Peter C. Kenny, chief market strategist for Global Markets Advisory Group and independent market strategist at Kenny & Co., wrote recently, “It appears as though the Trump administration’s focus on what it can control (i.e., rolling back Obama-era regulations) is effectively beginning to bear results in the form of economic resurgence.”
But that’s not right. Listen to the earnings conference calls of the biggest publicly traded companies over the past several weeks—which are the real reason the stock market has soared—and virtually none of those phone calls attributed higher profits to reduced costs to comply with regulations.
The only time the word “regulation” was even used on Apple’s earnings call—during which the company described how it beat analysts’ estimates by a wide margin—was in reference to China. The word did not get a mention on Amazon’s earnings call, nor was there any reference to Washington at all, despite constant chatter about how antitrust policy should be applied to the retailing behemoth.
Even on Goldman Sachs’s earnings call, which included several questions and answers related to regulations, not once did any official suggest that the firm’s earnings were a result of lighter regulatory burdens. Indeed, the bank warned several times that it was too early and too difficult to predict exactly how deregulation efforts would affect its various businesses.
Jamie Dimon, chief executive of JPMorgan Chase, famously was so upset on his conference call about the state of Washington and the inability to get anything done, he declared: “We have become one of the most bureaucratic, confusing, litigious societies on the planet.”
Of all the United States’ various industries, it is the Wall Street banks that should see the most benefit from deregulatory measures. Already, prosecutors have sought less in fines from the banks than they did under the Obama administration.
“The administration is, at a minimum, telling a one-sided story—it’s a bit disingenuous,” Charles Campbell, managing director at MKM Partners, said about Trump and his team’s taking credit for the rising stock market.
It is very true that Trump’s deregulatory agenda should eventually make its way into the earnings reports of US companies, but to suggest that it has already happened is a stretch.
According to Douglas Holtz-Eakin, a conservative economist who served in the George W. Bush administration and advised Sen. John McCain’s 2008 presidential campaign, deregulatory efforts will not do nearly as much as some people assume.

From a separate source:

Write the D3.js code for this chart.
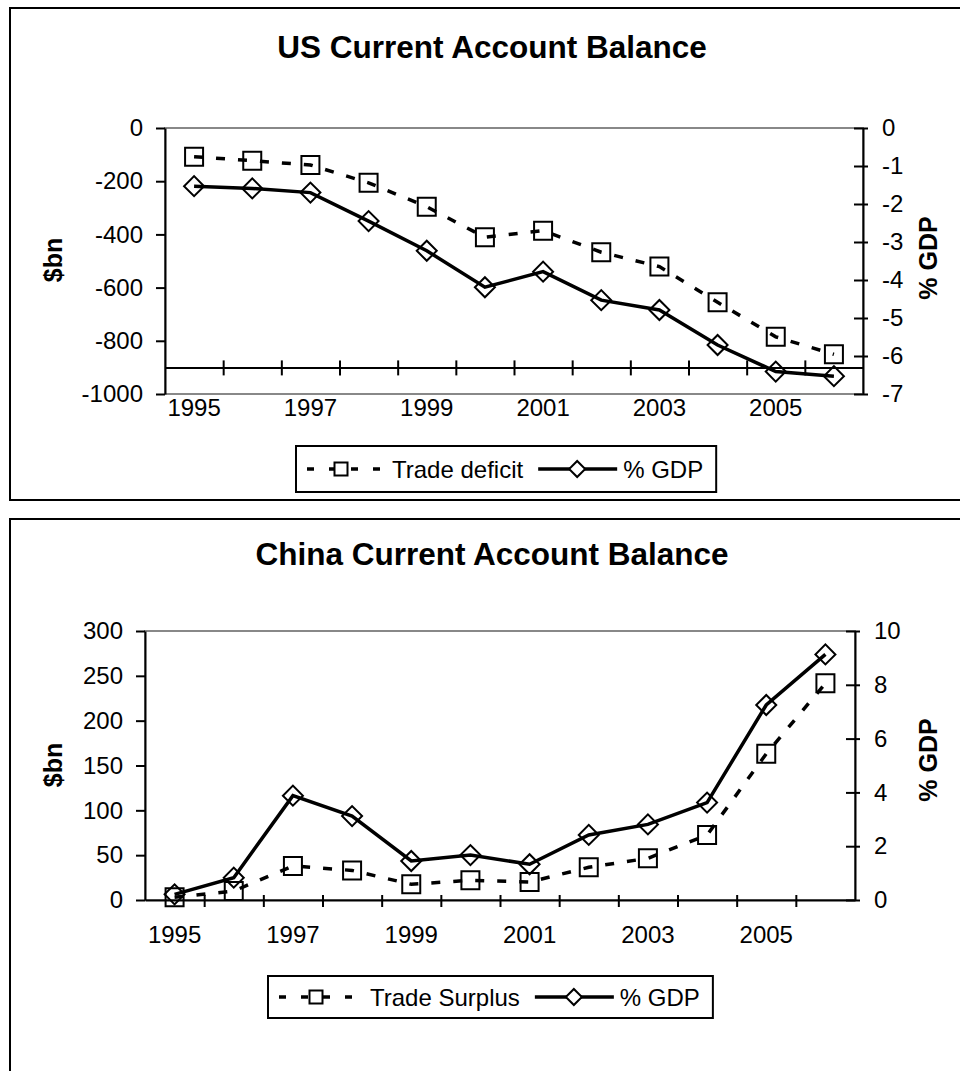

He contends that the “Obama-era regulatory explosion imposed a cumulative $890 billion in additional compliance costs on the private sector.” And he adds, “Some have argued that getting rid of the regulations would raise gross domestic product by just exactly that: $890 billion.”
But here’s the rub: It isn’t that simple, in large part because a huge amount of that figure is a transfer in wealth to comply with the regulations. Holtz-Eakin estimates the real savings of deregulation are more like $225 billion.
“If gradually achieved over 10 years, that translates into an additional 0.1 percentage point in growth,” he writes. “While not exactly chump change, it highlights the difficulty in substantially moving the long-term rate of economic growth.”